● Job
Leave the pictures out. Return all other data exactly.
--- Begin Supplied data ---
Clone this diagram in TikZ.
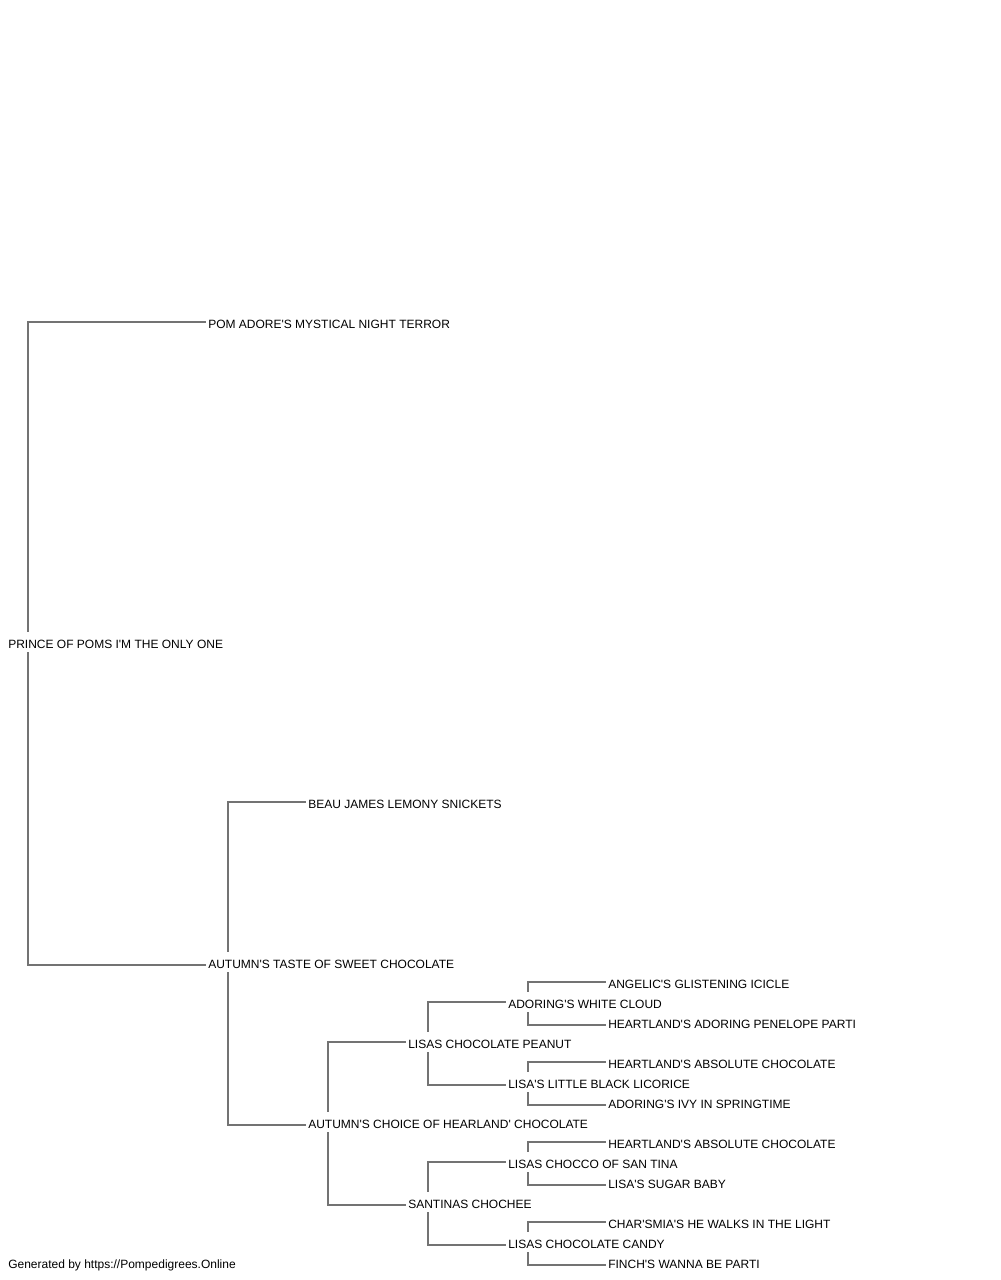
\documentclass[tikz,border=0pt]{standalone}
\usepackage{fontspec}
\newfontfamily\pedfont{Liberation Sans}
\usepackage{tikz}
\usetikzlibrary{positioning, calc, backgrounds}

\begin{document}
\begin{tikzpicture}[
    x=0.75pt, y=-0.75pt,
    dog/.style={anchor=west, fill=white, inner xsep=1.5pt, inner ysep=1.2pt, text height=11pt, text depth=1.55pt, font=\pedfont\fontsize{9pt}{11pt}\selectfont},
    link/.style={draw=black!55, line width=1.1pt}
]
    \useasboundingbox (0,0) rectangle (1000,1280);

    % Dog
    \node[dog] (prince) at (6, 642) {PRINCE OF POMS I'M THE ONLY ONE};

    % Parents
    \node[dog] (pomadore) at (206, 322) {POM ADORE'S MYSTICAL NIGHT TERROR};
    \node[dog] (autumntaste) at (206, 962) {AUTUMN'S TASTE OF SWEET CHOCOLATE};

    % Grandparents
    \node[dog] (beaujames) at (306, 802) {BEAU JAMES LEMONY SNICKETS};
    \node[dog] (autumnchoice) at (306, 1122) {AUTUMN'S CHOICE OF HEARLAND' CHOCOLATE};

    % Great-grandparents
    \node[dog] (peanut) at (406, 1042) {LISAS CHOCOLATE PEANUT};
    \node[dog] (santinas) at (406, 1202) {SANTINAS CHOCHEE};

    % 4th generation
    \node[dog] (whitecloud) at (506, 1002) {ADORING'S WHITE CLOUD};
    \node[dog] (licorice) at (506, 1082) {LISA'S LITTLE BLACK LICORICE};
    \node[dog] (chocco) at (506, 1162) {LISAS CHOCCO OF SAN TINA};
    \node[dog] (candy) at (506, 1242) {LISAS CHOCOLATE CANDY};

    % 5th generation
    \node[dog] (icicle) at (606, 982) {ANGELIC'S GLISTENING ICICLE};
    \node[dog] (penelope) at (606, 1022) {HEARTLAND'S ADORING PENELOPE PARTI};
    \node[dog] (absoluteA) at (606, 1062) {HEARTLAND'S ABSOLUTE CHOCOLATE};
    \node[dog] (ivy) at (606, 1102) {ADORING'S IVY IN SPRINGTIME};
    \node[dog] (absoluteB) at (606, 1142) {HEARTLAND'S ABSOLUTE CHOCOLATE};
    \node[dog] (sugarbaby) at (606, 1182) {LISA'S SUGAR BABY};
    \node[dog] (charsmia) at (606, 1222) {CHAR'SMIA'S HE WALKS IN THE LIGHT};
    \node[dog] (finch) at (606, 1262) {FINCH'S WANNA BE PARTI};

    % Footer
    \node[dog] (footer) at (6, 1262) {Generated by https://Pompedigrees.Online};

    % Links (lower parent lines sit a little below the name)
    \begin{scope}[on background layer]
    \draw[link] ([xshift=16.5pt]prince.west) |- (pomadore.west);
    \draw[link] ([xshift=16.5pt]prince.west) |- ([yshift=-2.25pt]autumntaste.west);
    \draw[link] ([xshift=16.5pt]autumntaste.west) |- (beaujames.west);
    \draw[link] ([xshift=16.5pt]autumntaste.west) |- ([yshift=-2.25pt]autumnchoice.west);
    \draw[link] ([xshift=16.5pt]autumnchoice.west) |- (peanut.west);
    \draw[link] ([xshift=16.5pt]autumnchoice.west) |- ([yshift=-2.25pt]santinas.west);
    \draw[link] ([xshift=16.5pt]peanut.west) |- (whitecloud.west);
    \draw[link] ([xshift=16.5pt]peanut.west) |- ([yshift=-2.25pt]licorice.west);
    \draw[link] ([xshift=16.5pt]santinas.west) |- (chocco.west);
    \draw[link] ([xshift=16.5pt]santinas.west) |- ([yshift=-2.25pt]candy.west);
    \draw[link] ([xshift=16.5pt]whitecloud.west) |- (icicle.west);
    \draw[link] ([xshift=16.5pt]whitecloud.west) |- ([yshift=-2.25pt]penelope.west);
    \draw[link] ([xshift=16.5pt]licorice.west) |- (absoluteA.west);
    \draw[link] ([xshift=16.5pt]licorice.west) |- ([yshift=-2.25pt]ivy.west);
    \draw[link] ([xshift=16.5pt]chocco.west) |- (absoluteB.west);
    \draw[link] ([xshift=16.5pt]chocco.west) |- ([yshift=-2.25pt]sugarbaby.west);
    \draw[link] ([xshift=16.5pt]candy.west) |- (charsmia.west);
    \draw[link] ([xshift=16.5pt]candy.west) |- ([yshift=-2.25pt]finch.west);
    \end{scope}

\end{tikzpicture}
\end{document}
--- End Supplied data ---
● Output for this task
Clone this diagram in TikZ.
\documentclass[tikz,border=0pt]{standalone}
\usepackage{fontspec}
\newfontfamily\pedfont{Liberation Sans}
\usepackage{tikz}
\usetikzlibrary{positioning, calc, backgrounds}

\begin{document}
\begin{tikzpicture}[
    x=0.75pt, y=-0.75pt,
    dog/.style={anchor=west, fill=white, inner xsep=1.5pt, inner ysep=1.2pt, text height=11pt, text depth=1.55pt, font=\pedfont\fontsize{9pt}{11pt}\selectfont},
    link/.style={draw=black!55, line width=1.1pt}
]
    \useasboundingbox (0,0) rectangle (1000,1280);

    % Dog
    \node[dog] (prince) at (6, 642) {PRINCE OF POMS I'M THE ONLY ONE};

    % Parents
    \node[dog] (pomadore) at (206, 322) {POM ADORE'S MYSTICAL NIGHT TERROR};
    \node[dog] (autumntaste) at (206, 962) {AUTUMN'S TASTE OF SWEET CHOCOLATE};

    % Grandparents
    \node[dog] (beaujames) at (306, 802) {BEAU JAMES LEMONY SNICKETS};
    \node[dog] (autumnchoice) at (306, 1122) {AUTUMN'S CHOICE OF HEARLAND' CHOCOLATE};

    % Great-grandparents
    \node[dog] (peanut) at (406, 1042) {LISAS CHOCOLATE PEANUT};
    \node[dog] (santinas) at (406, 1202) {SANTINAS CHOCHEE};

    % 4th generation
    \node[dog] (whitecloud) at (506, 1002) {ADORING'S WHITE CLOUD};
    \node[dog] (licorice) at (506, 1082) {LISA'S LITTLE BLACK LICORICE};
    \node[dog] (chocco) at (506, 1162) {LISAS CHOCCO OF SAN TINA};
    \node[dog] (candy) at (506, 1242) {LISAS CHOCOLATE CANDY};

    % 5th generation
    \node[dog] (icicle) at (606, 982) {ANGELIC'S GLISTENING ICICLE};
    \node[dog] (penelope) at (606, 1022) {HEARTLAND'S ADORING PENELOPE PARTI};
    \node[dog] (absoluteA) at (606, 1062) {HEARTLAND'S ABSOLUTE CHOCOLATE};
    \node[dog] (ivy) at (606, 1102) {ADORING'S IVY IN SPRINGTIME};
    \node[dog] (absoluteB) at (606, 1142) {HEARTLAND'S ABSOLUTE CHOCOLATE};
    \node[dog] (sugarbaby) at (606, 1182) {LISA'S SUGAR BABY};
    \node[dog] (charsmia) at (606, 1222) {CHAR'SMIA'S HE WALKS IN THE LIGHT};
    \node[dog] (finch) at (606, 1262) {FINCH'S WANNA BE PARTI};

    % Footer
    \node[dog] (footer) at (6, 1262) {Generated by https://Pompedigrees.Online};

    % Links (lower parent lines sit a little below the name)
    \begin{scope}[on background layer]
    \draw[link] ([xshift=16.5pt]prince.west) |- (pomadore.west);
    \draw[link] ([xshift=16.5pt]prince.west) |- ([yshift=-2.25pt]autumntaste.west);
    \draw[link] ([xshift=16.5pt]autumntaste.west) |- (beaujames.west);
    \draw[link] ([xshift=16.5pt]autumntaste.west) |- ([yshift=-2.25pt]autumnchoice.west);
    \draw[link] ([xshift=16.5pt]autumnchoice.west) |- (peanut.west);
    \draw[link] ([xshift=16.5pt]autumnchoice.west) |- ([yshift=-2.25pt]santinas.west);
    \draw[link] ([xshift=16.5pt]peanut.west) |- (whitecloud.west);
    \draw[link] ([xshift=16.5pt]peanut.west) |- ([yshift=-2.25pt]licorice.west);
    \draw[link] ([xshift=16.5pt]santinas.west) |- (chocco.west);
    \draw[link] ([xshift=16.5pt]santinas.west) |- ([yshift=-2.25pt]candy.west);
    \draw[link] ([xshift=16.5pt]whitecloud.west) |- (icicle.west);
    \draw[link] ([xshift=16.5pt]whitecloud.west) |- ([yshift=-2.25pt]penelope.west);
    \draw[link] ([xshift=16.5pt]licorice.west) |- (absoluteA.west);
    \draw[link] ([xshift=16.5pt]licorice.west) |- ([yshift=-2.25pt]ivy.west);
    \draw[link] ([xshift=16.5pt]chocco.west) |- (absoluteB.west);
    \draw[link] ([xshift=16.5pt]chocco.west) |- ([yshift=-2.25pt]sugarbaby.west);
    \draw[link] ([xshift=16.5pt]candy.west) |- (charsmia.west);
    \draw[link] ([xshift=16.5pt]candy.west) |- ([yshift=-2.25pt]finch.west);
    \end{scope}

\end{tikzpicture}
\end{document}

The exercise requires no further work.